Elisa Durán

Personal information
- Full name: Elisa Antonia Durán Barrera
- Date of birth: 16 January 2002 (age 24)
- Place of birth: Calama, Chile
- Height: 1.68 m (5 ft 6 in)
- Position: Midfielder

Team information
- Current team: Huachipato [es] (on loan from Colo-Colo)

Youth career
- 2013–2019: Colo-Colo

Senior career*
- Years: Team / Apps / (Gls)
- 2018–: Colo-Colo
- 2026–: → Huachipato [es] (loan)

International career^{‡}
- 2018: Chile U17
- 2019: Chile / 0 / (0)
- 2020–2022: Chile U20 / 9 / (0)

= Elisa Durán =

Chilean footballer (born 2002)

Elisa Antonia Durán Barrera (born 16 January 2002) is a Chilean footballer who plays as a midfielder for Huachipato on loan from Colo-Colo.

==Club career==
Durán played for Colo-Colo U-17 team in 2017 and 2018, winning the championship in both seasons.

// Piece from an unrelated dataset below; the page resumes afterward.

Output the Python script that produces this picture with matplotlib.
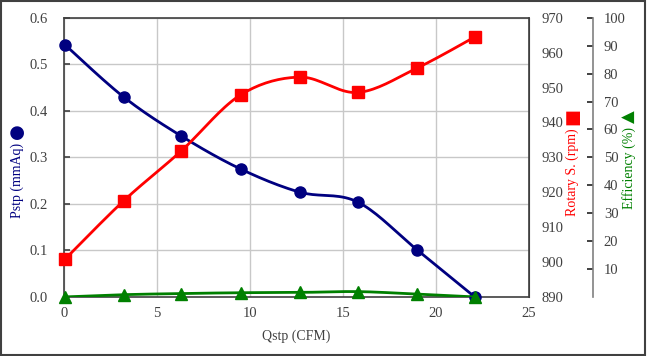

In 2019, Durán graduated to Colo-Colo's first team, debuting at the Chilean women's football championship. During the season, Durán scored a goal on her team's victory against rivals Universidad de Chile.

Durán left Colo-Colo after 13 years at the end of the 2025 season and moved on loan to Huachipato.

==International career==
Durán was part of the Chile's U-17 squad that competed at the 2018 South American U-17 Women's Championship.

In 2019, Durán was selected as part of the team that competed at the 2019 FIFA Women's World Cup held in France, being the youngest player of the squad. She did not play at the World Cup.

In both 2020 and 2022, she made appearances for the under-20 team in the South American Championships and the 2022 South American Games.